DATA SHOWN

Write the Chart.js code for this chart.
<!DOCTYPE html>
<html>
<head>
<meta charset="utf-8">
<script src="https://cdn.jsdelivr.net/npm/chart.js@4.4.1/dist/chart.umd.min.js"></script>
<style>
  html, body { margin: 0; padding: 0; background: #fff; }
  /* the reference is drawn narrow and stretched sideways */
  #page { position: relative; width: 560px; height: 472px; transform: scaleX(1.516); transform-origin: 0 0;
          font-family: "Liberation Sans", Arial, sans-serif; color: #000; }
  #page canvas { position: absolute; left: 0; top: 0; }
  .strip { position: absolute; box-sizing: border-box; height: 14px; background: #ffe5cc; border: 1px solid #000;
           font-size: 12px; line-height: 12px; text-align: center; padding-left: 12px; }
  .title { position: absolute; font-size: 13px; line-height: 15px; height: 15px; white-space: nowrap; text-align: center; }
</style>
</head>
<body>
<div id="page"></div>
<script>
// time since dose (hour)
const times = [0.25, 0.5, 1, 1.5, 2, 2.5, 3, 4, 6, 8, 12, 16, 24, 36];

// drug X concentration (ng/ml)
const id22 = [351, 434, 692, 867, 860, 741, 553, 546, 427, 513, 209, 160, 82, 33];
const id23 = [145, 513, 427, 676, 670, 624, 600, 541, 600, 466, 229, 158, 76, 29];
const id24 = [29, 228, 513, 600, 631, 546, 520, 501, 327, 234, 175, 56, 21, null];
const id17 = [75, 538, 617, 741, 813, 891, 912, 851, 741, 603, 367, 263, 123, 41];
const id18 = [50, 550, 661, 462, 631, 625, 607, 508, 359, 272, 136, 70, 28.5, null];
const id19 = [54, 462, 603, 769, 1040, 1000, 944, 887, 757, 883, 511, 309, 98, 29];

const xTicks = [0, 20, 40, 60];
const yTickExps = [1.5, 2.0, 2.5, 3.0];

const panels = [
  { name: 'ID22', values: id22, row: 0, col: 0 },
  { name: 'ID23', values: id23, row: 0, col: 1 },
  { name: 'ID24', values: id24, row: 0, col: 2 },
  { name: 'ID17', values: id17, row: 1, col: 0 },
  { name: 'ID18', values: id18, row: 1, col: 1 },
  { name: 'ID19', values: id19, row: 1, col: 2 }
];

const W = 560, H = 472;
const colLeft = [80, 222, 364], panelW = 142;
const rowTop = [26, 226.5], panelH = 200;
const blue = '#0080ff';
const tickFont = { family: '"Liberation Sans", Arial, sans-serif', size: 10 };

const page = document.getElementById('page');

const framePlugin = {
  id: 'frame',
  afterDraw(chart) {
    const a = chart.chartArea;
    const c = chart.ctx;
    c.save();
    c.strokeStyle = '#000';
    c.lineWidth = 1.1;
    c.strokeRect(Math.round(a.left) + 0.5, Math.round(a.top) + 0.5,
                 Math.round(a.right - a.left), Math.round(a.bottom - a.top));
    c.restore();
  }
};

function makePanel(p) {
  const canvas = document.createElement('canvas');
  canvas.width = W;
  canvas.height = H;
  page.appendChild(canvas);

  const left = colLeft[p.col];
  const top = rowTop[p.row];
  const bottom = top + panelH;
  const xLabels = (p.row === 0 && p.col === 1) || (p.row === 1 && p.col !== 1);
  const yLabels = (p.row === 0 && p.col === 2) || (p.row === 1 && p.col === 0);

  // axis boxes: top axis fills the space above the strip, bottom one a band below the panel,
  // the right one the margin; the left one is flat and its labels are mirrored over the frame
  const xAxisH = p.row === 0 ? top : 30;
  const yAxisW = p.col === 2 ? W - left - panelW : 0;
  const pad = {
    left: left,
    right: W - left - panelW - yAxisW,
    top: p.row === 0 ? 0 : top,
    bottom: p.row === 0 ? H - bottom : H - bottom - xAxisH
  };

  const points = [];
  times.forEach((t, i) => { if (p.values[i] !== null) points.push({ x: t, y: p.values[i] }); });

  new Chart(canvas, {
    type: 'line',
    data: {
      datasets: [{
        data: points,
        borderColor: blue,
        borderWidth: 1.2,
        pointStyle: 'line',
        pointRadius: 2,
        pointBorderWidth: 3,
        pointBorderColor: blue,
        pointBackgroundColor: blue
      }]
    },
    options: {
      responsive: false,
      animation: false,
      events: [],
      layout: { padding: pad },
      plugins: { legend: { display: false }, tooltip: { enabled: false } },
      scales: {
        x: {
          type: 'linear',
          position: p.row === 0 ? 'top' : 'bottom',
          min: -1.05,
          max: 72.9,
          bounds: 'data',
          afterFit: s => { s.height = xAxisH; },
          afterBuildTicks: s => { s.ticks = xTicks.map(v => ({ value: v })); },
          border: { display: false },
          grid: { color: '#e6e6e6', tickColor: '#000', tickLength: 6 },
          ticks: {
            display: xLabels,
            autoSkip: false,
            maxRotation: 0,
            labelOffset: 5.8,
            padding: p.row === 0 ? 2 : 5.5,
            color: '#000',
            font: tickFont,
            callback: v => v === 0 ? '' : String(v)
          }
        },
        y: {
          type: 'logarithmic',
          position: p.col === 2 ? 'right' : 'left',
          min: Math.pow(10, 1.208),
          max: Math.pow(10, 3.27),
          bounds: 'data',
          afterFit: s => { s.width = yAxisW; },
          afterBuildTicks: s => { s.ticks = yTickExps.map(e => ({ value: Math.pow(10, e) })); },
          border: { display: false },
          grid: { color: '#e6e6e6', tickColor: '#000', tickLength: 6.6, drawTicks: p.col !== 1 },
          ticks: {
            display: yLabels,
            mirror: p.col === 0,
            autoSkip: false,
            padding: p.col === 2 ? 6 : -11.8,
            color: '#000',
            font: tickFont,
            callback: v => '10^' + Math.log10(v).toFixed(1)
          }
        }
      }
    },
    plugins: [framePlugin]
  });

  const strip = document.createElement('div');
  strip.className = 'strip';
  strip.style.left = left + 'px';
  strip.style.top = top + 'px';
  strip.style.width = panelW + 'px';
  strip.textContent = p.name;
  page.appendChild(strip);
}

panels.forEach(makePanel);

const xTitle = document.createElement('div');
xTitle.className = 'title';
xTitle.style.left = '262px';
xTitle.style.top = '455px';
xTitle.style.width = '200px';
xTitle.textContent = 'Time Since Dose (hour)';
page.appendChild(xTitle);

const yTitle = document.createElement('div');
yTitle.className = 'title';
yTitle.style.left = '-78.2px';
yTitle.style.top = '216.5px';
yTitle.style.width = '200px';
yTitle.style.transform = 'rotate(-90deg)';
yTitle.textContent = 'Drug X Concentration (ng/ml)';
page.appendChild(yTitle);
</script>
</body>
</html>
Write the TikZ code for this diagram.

---

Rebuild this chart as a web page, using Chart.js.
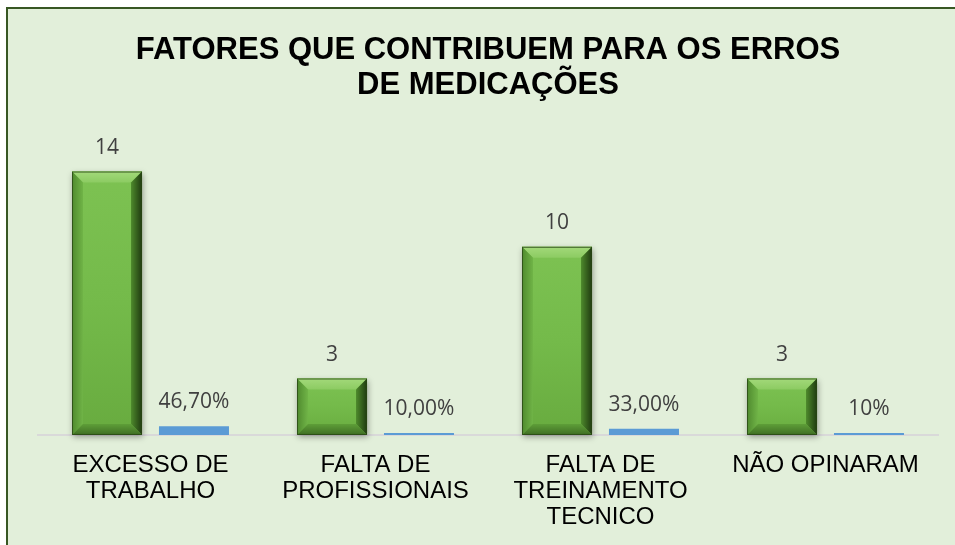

WHAT IS EXPECTED
Nothing but the lines from the line that contains "Write the Chart.js code for this chart." through the line that contains "const yTickExps = [1.5, 2.0, 2.5, 3.0];" should be given again, each exactly as it stands, both ends included.

THE OUTPUT
Write the Chart.js code for this chart.
<!DOCTYPE html>
<html>
<head>
<meta charset="utf-8">
<script src="https://cdn.jsdelivr.net/npm/chart.js@4.4.1/dist/chart.umd.min.js"></script>
<style>
  html, body { margin: 0; padding: 0; background: #fff; }
  /* the reference is drawn narrow and stretched sideways */
  #page { position: relative; width: 560px; height: 472px; transform: scaleX(1.516); transform-origin: 0 0;
          font-family: "Liberation Sans", Arial, sans-serif; color: #000; }
  #page canvas { position: absolute; left: 0; top: 0; }
  .strip { position: absolute; box-sizing: border-box; height: 14px; background: #ffe5cc; border: 1px solid #000;
           font-size: 12px; line-height: 12px; text-align: center; padding-left: 12px; }
  .title { position: absolute; font-size: 13px; line-height: 15px; height: 15px; white-space: nowrap; text-align: center; }
</style>
</head>
<body>
<div id="page"></div>
<script>
// time since dose (hour)
const times = [0.25, 0.5, 1, 1.5, 2, 2.5, 3, 4, 6, 8, 12, 16, 24, 36];

// drug X concentration (ng/ml)
const id22 = [351, 434, 692, 867, 860, 741, 553, 546, 427, 513, 209, 160, 82, 33];
const id23 = [145, 513, 427, 676, 670, 624, 600, 541, 600, 466, 229, 158, 76, 29];
const id24 = [29, 228, 513, 600, 631, 546, 520, 501, 327, 234, 175, 56, 21, null];
const id17 = [75, 538, 617, 741, 813, 891, 912, 851, 741, 603, 367, 263, 123, 41];
const id18 = [50, 550, 661, 462, 631, 625, 607, 508, 359, 272, 136, 70, 28.5, null];
const id19 = [54, 462, 603, 769, 1040, 1000, 944, 887, 757, 883, 511, 309, 98, 29];

const xTicks = [0, 20, 40, 60];
const yTickExps = [1.5, 2.0, 2.5, 3.0];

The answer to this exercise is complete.